Gather, from the listing beneath this task, every line holding the string "matplotlib".
- - - - - - -
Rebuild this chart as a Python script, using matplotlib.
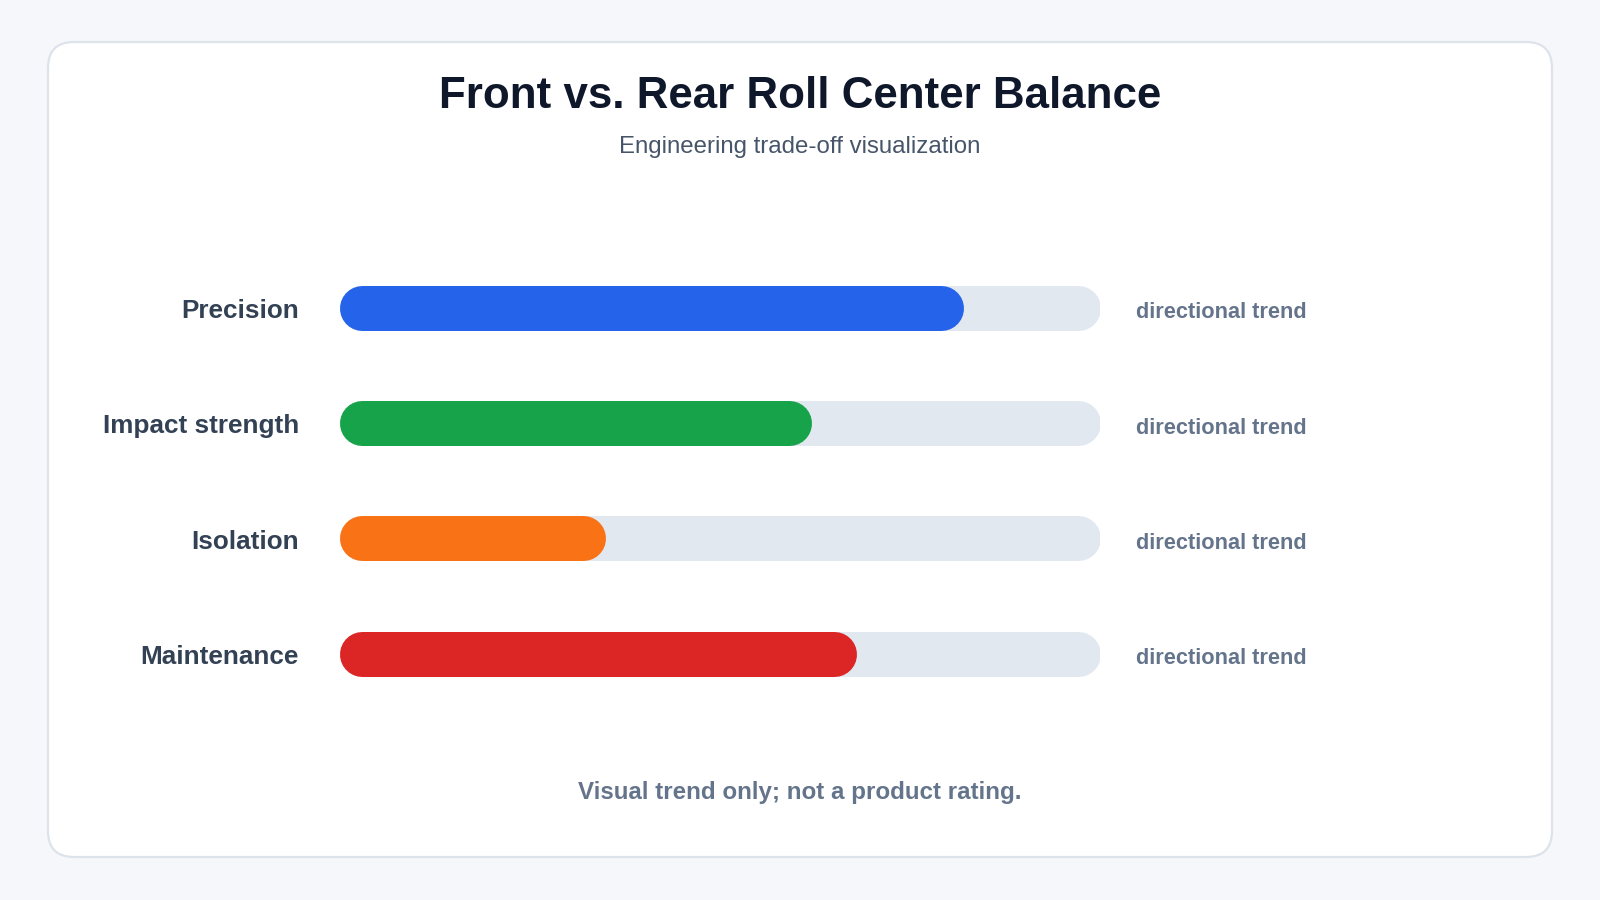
import matplotlib
matplotlib.use("Agg")
import matplotlib.pyplot as plt
import matplotlib.transforms as mtransforms
from matplotlib.patches import FancyBboxPatch

plt.rcParams['font.family'] = ['Liberation Sans', 'DejaVu Sans']

# data
categories = ["Precision", "Impact strength", "Isolation", "Maintenance"]
values = [82, 62, 35, 68]
bar_colors = ["#2563EB", "#16A34A", "#F97316", "#DC2626"]
side_note = "directional trend"
title = "Front vs. Rear Roll Center Balance"
subtitle = "Engineering trade-off visualization"
footer = "Visual trend only; not a product rating."

fig = plt.figure(figsize=(16, 9), dpi=100)
fig.patch.set_facecolor("#F5F7FA")

# background card, in pixel units
bg = fig.add_axes([0, 0, 1, 1])
bg.set_xlim(0, 1600)
bg.set_ylim(900, 0)
bg.axis("off")
card = FancyBboxPatch((48, 42), 1504, 815, boxstyle="round,pad=0,rounding_size=26",
                      facecolor="white", edgecolor="#DDE3EA", linewidth=1.6)
bg.add_patch(card)

bg.text(800, 96, title, ha="center", va="center", fontsize=31.6,
        fontweight="bold", color="#0F172A")
bg.text(800, 147, subtitle, ha="center", va="center", fontsize=17.3,
        color="#475569")
bg.text(800, 793, footer, ha="center", va="center", fontsize=17.4,
        fontweight="bold", color="#64748B")

# bar axes
ax = fig.add_axes([0.2124, 0.2095, 0.4751, 0.5125])
ax.set_xlim(0, 100)
ax.set_ylim(len(categories) - 0.5, -0.5)
ax.axis("off")

fig.canvas.draw()
px_per_unit = ax.transData.transform((1, 0))[0] - ax.transData.transform((0, 0))[0]
bar_px = 45
r = (bar_px / 2) / px_per_unit
lw_pt = bar_px * 72 / fig.dpi

ytrans = ax.get_yaxis_transform()
label_trans = mtransforms.offset_copy(ytrans, fig=fig, x=0, y=-2.2, units="points")
note_trans = mtransforms.offset_copy(ytrans, fig=fig, x=0, y=-3.5, units="points")

for i, (cat, v, c) in enumerate(zip(categories, values, bar_colors)):
    ax.plot([r, 100 - r], [i, i], color="#E2E8F0", lw=lw_pt,
            solid_capstyle="round", zorder=1)
    ax.plot([r, v - r], [i, i], color=c, lw=lw_pt,
            solid_capstyle="round", zorder=2)
    ax.text(-0.054, i, cat, transform=label_trans, ha="right",
            va="center", fontsize=18.8, fontweight="bold", color="#334155")
    ax.text(1.047, i, side_note, transform=note_trans, ha="left",
            va="center", fontsize=15.7, fontweight="bold", color="#64748B")

fig.savefig("out.png", dpi=100, facecolor=fig.get_facecolor())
- - - - - - -
[EXPECTED OUTPUT]
Rebuild this chart as a Python script, using matplotlib.
import matplotlib
matplotlib.use("Agg")
import matplotlib.pyplot as plt
import matplotlib.transforms as mtransforms
from matplotlib.patches import FancyBboxPatch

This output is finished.